(Québec) François Legault digère mal qu’Ottawa n’ait pas encore répondu favorablement à sa demande de prolonger la présence des militaires déployés dans les CHSLD jusqu’au 15 septembre. « Le Québec paie sa part pour l’armée », a lâché jeudi le premier ministre, visiblement irrité.

« Je comprends qu’il y a d’autres priorités, mais il me semble que la priorité actuellement, je n’en vois pas de plus urgente que de s’occuper de notre monde dans nos CHSLD », a poursuivi M. Legault en conférence de presse, s’expliquant mal pourquoi le fédéral hésite à laisser ses soldats sur le terrain pour combattre la crise de la COVID-19.

« Après juin, nous avons besoin d’eux. Qu’allons-nous faire s’ils partent ? J’imagine qu’ils ont autre chose de plus important à faire. Mais c’est quoi ? », a-t-il ajouté dans une réponse en anglais.

PHOTO JACQUES BOISSINOT, LA PRESSE CANADIENNE

François Legault

Mercredi, le ministre de la Défense, Harjit Sajjan, a semé un doute quant au futur de l’opération Laser. « Je peux vous assurer qu’on ne pourra pas tenir comme ça pendant quatre autres mois […] Nous n’avons pas le personnel suffisant ; nos gens travaillent sept jours par semaine, ce n’est tout simplement pas soutenable », a-t-il candidement lancé dans une entrevue sur les ondes de CBC.

ll a fait valoir que certaines provinces ne « comprennent pas tout à fait comment l’armée fonctionne », et qu’au fil des discussions, il comptait leur « expliquer les limites ». De plus, le ministre Sajjan a rappelé que des membres des Forces armées ont été infectées, et qu’il faudrait « prendre soin d’eux ».

« Je comprends qu’il y a peut-être un rythme de travail qu’il faudrait revoir. Je voyais que des soldats travaillent sept jours par semaine, mais ils pourraient peut-être travailler cinq jours par semaine. Il y a des accommodements. J’espère être capable d’en discuter avec le gouvernement fédéral et l’armée », a répondu M. Legault.

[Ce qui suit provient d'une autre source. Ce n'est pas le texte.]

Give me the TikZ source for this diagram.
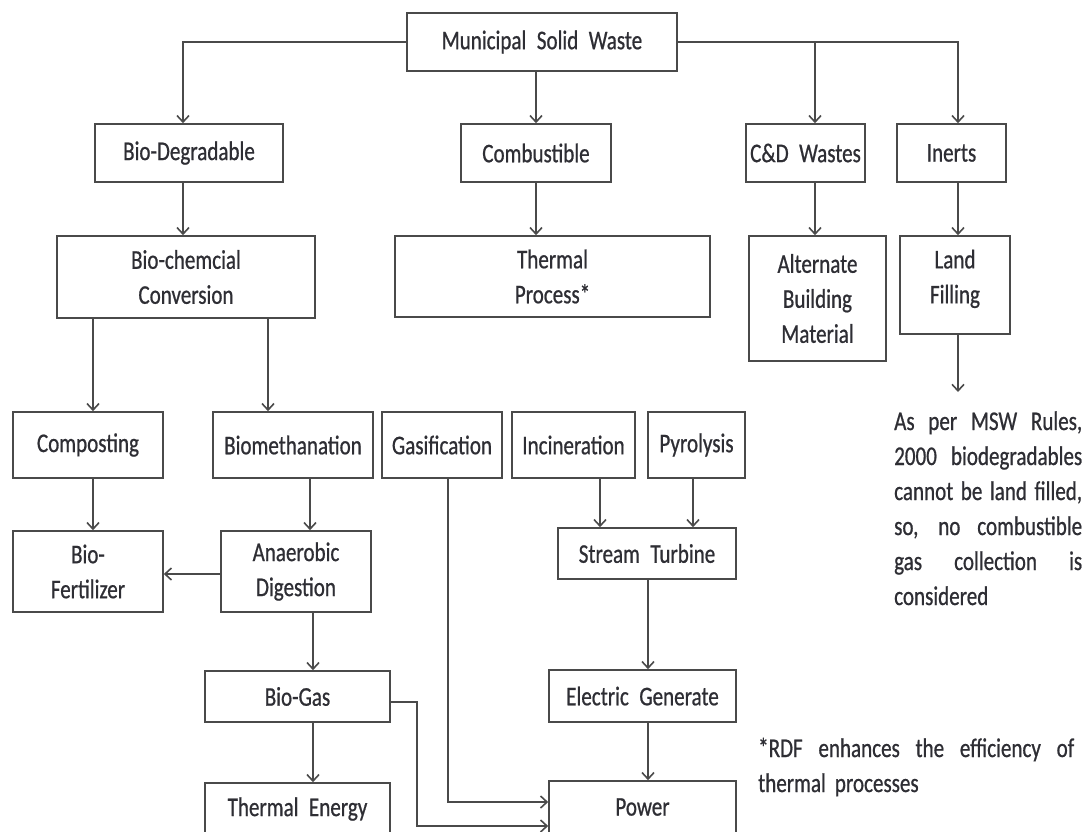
\documentclass[tikz,border=0pt]{standalone}
\usepackage{fontspec}
\setmainfont{Carlito}[FakeStretch=0.78, WordSpace=2.2, FakeBold=0.7]
\newfontfamily\notefont{Carlito}[FakeStretch=0.78, FakeBold=0.7]
\usetikzlibrary{arrows.meta}
\definecolor{ln}{HTML}{4a4a4a}
\definecolor{tx}{HTML}{2e2e34}
\begin{document}
\begin{tikzpicture}[x=1pt,y=-1pt,
  box/.style={draw=ln, line width=1.6pt, rectangle, inner sep=0pt, align=center, text=tx,
    font=\fontsize{27}{35}\selectfont},
  arr/.style={draw=ln, line width=1.6pt, -{Straight Barb[length=6.5pt,width=12pt]}},
  note/.style={anchor=base west, inner sep=0pt, text=tx, font=\notefont\fontsize{27}{35}\selectfont},
  ]
\useasboundingbox[fill=white] (0,0) rectangle (1088,831);
% level 0
\node[box, minimum width=270pt, minimum height=58pt] (msw) at (542,42) {Municipal Solid Waste};
% level 1
\node[box, minimum width=188pt, minimum height=58pt] (bio) at (189,153) {Bio-Degradable};
\node[box, minimum width=150pt, minimum height=58pt] (comb) at (536,153) {Combustible};
\node[box, minimum width=119pt, minimum height=58pt] (cd) at (805.5,153) {C\&D Wastes};
\node[box, minimum width=109pt, minimum height=58pt] (inert) at (951.5,153) {Inerts};
% level 2
\node[box, minimum width=258pt, minimum height=82pt] (biochem) at (186,277) {Bio-chemcial\\Conversion};
\node[box, minimum width=315pt, minimum height=81pt] (thermal) at (552.5,276.5) {Thermal\\Process*};
\node[box, minimum width=137pt, minimum height=125pt] (alt) at (817.5,298.5) {Alternate\\Building\\Material};
\node[box, minimum width=110pt, minimum height=98pt, text depth=17pt] (land) at (955,285) {Land\\Filling};
% level 3
\node[box, minimum width=150pt, minimum height=66pt] (comp) at (88,445) {Composting};
\node[box, minimum width=160pt, minimum height=66pt] (biometh) at (293,445) {Biomethanation};
\node[box, minimum width=120pt, minimum height=66pt] (gas) at (442,445) {Gasification};
\node[box, minimum width=123pt, minimum height=66pt] (incin) at (573.5,445) {Incineration};
\node[box, minimum width=97pt, minimum height=66pt] (pyro) at (696.5,445) {Pyrolysis};
% level 4
\node[box, minimum width=150pt, minimum height=81pt] (fert) at (88,571.5) {Bio-\\Fertilizer};
\node[box, minimum width=150pt, minimum height=81pt] (anaer) at (296,571.5) {Anaerobic\\Digestion};
\node[box, minimum width=178pt, minimum height=51pt] (turb) at (647,553.5) {Stream Turbine};
% level 5
\node[box, minimum width=185pt, minimum height=51pt] (biogas) at (297.5,696.5) {Bio-Gas};
\node[box, minimum width=187pt, minimum height=52pt] (elec) at (642.5,696) {Electric Generate};
% level 6
\node[box, minimum width=185pt, minimum height=52pt] (thermE) at (297.5,809) {Thermal Energy};
\node[box, minimum width=187pt, minimum height=52pt] (power) at (642.5,807) {Power};
% notes
\coordinate (landnote) at (958,392);
\node[note] (n1) at (894,430) {\makebox[188pt][s]{As per MSW Rules,}};
\node[note] (n2) at (894,465) {\makebox[188pt][s]{2000 biodegradables}};
\node[note] (n3) at (894,500) {\makebox[188pt][s]{cannot be land filled,}};
\node[note] (n4) at (894,535) {\makebox[188pt][s]{so, no combustible}};
\node[note] (n5) at (894,570) {\makebox[188pt][s]{gas collection is}};
\node[note] (n6) at (894,605) {considered};
\node[note] (f1) at (758,757) {\makebox[316pt][s]{*RDF enhances the efficiency of}};
\node[note] (f2) at (758,792) {thermal\hspace{9pt}processes};
% connectors
\draw[arr] (msw.west) -| ([xshift=-6pt]bio.north);
\draw[arr] (comb.north |- msw.south) -- (comb.north);
\draw[arr] (msw.east) -| ([xshift=6.5pt]inert.north);
\draw[arr] ([xshift=9.5pt]cd.north |- msw.east) -- ([xshift=9.5pt]cd.north);
\draw[arr] ([xshift=-6pt]bio.south) -- ([xshift=-6pt]bio.south |- biochem.north);
\draw[arr] (comb.south) -- (comb.south |- thermal.north);
\draw[arr] ([xshift=9.5pt]cd.south) -- ([xshift=9.5pt]cd.south |- alt.north);
\draw[arr] ([xshift=6.5pt]inert.south) -- ([xshift=6.5pt]inert.south |- land.north);
\draw[arr] ([xshift=3pt]land.south) -- (landnote);
\draw[arr] ([xshift=5pt]comp.north |- biochem.south) -- ([xshift=5pt]comp.north);
\draw[arr] ([xshift=-25pt]biometh.north |- biochem.south) -- ([xshift=-25pt]biometh.north);
\draw[arr] ([xshift=5pt]comp.south) -- ([xshift=5pt]fert.north);
\draw[arr] ([xshift=17pt]biometh.south) -- ([xshift=17pt]biometh.south |- anaer.north);
\draw[arr] ([yshift=-2.5pt]anaer.west) -- ([yshift=-2.5pt]fert.east);
\draw[arr] ([xshift=17pt]anaer.south) -- ([xshift=17pt]anaer.south |- biogas.north);
\draw[arr] ([xshift=15.5pt]biogas.south) -- ([xshift=15.5pt]biogas.south |- thermE.north);
\draw[arr] ([yshift=-5.5pt]biogas.east) -- ++(26,0) |- ([yshift=-19pt]power.west);
\draw[arr] ([xshift=6pt]gas.south) |- ([yshift=5pt]power.west);
\draw[arr] ([xshift=26.5pt]incin.south) -- ([xshift=26.5pt]incin.south |- turb.north);
\draw[arr] ([xshift=-3.5pt]pyro.south) -- ([xshift=-3.5pt]pyro.south |- turb.north);
\draw[arr] ([xshift=1pt]turb.south) -- ([xshift=1pt]turb.south |- elec.north);
\draw[arr] ([xshift=5.5pt]elec.south) -- ([xshift=5.5pt]elec.south |- power.north);
\end{tikzpicture}
\end{document}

Le premier ministre Trudeau aura une conversation téléphonique avec ses homologues des provinces et des territoires jeudi soir, comme il le fait chaque semaine depuis le début de la crise de la COVID-19. Il a déjà prévenu qu’il voulait soulever l’enjeu des conditions dans les centres de soins et résidences pour aînés.

Les propos du ministre Sajjan ont fait bondir à Québec, mais au gouvernement Trudeau, personne ne les a corrigés, mercredi. Pas plus que ne l’a fait Justin Trudeau, jeudi, lorsqu’on lui a demandé si la mission serait prolongée avec les niveaux actuels.

« Le gouvernement du Canada et les Forces armées vont être là pour aider les Canadiens en difficulté […] et on va continuer le travail », a-t-il offert en conférence de presse à l’issue d’une rencontre des Nations unies.

Il a cependant réitéré que la présence de l’armée dans des CHSLD relevait de l’anomalie. « Ce n’est pas une solution à long terme […] C’est une mesure préliminaire, et il faut voir comment on peut passer à une autre étape pour que le Québec puisse prendre en contrôle la situation directement », a argué Justin Trudeau.

Il a soutenu avoir « hâte entreprendre des conversations avec [François Legault] sur les prochaines étapes ».

Plus d’un millier de militaires des Forces armées canadiennes sont à pied d’oeuvre dans les CHSLD du Québec depuis la mi-avril.